Best of luck to you.
|plowboy - Fri Oct 03, 2008 9:42 am|
Thanks for your response. I went back to my GP for a checkup on 10/1 and he put me on some Prevacid. I did not mention in my other post that about 8 months ago I had woke up in the middle of the night choking on yellow stomach bile. It took me about 45 minutes to get straightned out and it burned my windpipe and throat like you wouldn't believe. I burp and belch constantly and he thinks I probably have GERD, which is probably right. I have felt better already in my chest concerning the tightness, although I sitll notice the "forceful" beat of my heart which I have never noticed before. About a week after the CATH, I called back to the Cardologist office and spoke with a nurse and told her I still had the sensation of my heart beating "strong" and "forceful" but not fast or irregular as best as I could tell. She said that they had checked my "plumbing" and all of that was fine, unless I had an electrical problem. She said I might want to wear an 24 hour holter moniter. I mentioned it on 10/1 to my GP and he did not think it was neccassary to wear a holter moniter since they had monitered my heart for 24 hours back on 7/31 and also did several EKG's and also a cardilogist had monitered my rythem during the treadmill stress test. I don't' know what they check beside your arteries during a CATH, but I guess they check the heart and can tell if if is not pumping right. So I have made up my mind to try to put the "forceful" beat out of my mind and live my normal life and trust in God, since I have done my "due diligence" and look for that awareness to go away. Thanks again for taking the time to respond to my post.
Blessings to you,
|John Kenyon, CNA - Fri Oct 03, 2008 2:53 pm|
Hello again -
You almost certainly do suffer from GERD. This is usually more of a problem at night because one is horizontal and stomach contents, which are supposed to stay in the stomach, are able to wash back up into the esophagus, as you described. This is what sometimes causes otherwise inexplicable asthma, too.

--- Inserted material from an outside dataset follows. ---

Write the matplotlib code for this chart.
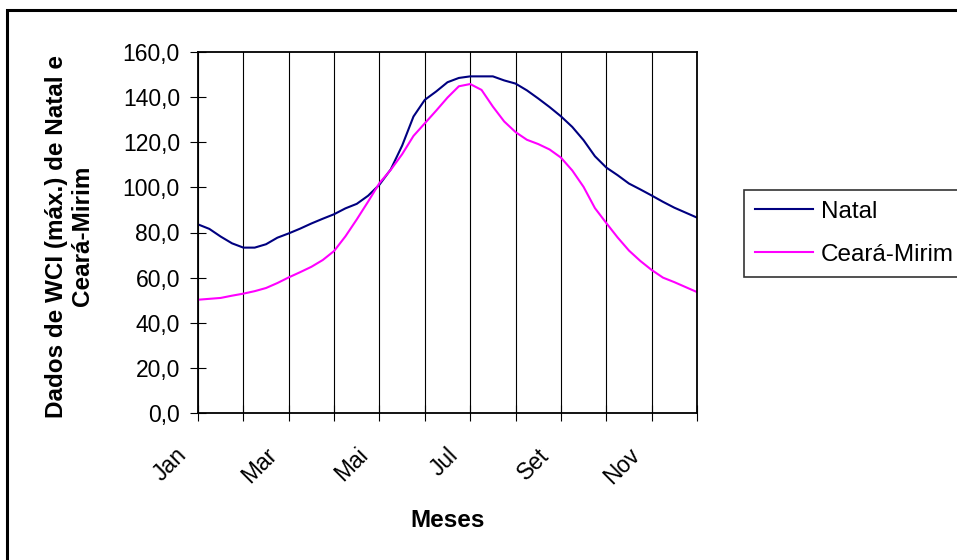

I'd have to agree with your cardiologist that a Holter monitor would be redundant this soon after the last one, unless, of course, you developed some concrete new symptoms suggesting significant heartbeat irregularity. Forceful beating is not the same, and while it is annoying once it's been noticed (and hard to stop noticing) is is often a simple matter of perception only.

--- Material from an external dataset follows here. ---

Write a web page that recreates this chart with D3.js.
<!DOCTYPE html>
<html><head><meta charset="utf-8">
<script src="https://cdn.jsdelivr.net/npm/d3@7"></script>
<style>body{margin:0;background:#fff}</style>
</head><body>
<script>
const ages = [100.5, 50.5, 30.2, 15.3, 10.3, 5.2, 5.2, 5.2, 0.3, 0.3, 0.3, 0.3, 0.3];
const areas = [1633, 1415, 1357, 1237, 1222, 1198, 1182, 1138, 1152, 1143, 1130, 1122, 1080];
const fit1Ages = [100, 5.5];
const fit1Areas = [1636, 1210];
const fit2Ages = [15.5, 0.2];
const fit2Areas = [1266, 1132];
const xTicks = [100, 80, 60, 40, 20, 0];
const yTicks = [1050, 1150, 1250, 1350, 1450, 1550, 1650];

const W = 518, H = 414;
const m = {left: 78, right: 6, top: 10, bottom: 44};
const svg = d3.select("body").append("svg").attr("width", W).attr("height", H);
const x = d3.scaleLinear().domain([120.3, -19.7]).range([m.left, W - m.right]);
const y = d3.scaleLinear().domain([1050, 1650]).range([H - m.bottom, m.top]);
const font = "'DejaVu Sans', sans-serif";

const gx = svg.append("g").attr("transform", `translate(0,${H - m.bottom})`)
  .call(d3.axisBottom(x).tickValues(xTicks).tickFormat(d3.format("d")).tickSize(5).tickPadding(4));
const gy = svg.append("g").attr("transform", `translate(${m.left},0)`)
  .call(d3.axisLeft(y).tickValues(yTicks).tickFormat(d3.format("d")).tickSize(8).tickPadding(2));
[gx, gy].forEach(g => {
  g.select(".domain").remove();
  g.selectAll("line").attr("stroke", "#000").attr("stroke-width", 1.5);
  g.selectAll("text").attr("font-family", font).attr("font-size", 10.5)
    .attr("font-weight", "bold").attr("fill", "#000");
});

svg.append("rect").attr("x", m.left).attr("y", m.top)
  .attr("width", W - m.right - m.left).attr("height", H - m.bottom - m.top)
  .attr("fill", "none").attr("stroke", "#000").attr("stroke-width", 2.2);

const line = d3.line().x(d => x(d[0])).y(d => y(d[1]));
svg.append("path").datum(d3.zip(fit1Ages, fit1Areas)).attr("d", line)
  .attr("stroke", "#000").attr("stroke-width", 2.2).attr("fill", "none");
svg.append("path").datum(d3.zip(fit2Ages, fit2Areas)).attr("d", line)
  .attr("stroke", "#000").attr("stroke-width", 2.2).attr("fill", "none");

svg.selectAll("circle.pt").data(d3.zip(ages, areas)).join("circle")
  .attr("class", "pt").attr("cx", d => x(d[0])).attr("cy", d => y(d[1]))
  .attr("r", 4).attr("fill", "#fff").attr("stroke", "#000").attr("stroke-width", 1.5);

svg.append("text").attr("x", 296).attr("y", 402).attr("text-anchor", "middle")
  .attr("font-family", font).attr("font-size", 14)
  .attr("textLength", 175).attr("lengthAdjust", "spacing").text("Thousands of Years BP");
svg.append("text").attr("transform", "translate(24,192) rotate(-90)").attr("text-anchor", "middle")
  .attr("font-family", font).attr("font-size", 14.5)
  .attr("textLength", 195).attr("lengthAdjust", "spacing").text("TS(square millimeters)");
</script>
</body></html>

During a cardiac cath (angiogram) the arteries supplying the heart are visualized for shape, smoothness, and the presence or absence of plaque of actual blockages. During this procedure the doctor is also able to measure the size of the chambers, the way they move (normal or sluggish), can visualize the aortic outflow tract for obstruction, and can measure the left ventricular ejection fraction (LVEF). This is very nearly all the important information there is to be known about a given heart. So you're in good shape there.
Best of luck with the plan to start trying to let go of the awareness of your heart's beating, and give the whole thing over to a higher power, as you certainly have done your due diligence. You should do just fine.
You're very welcome. Thanks for using this site, and please follow up with us as needed.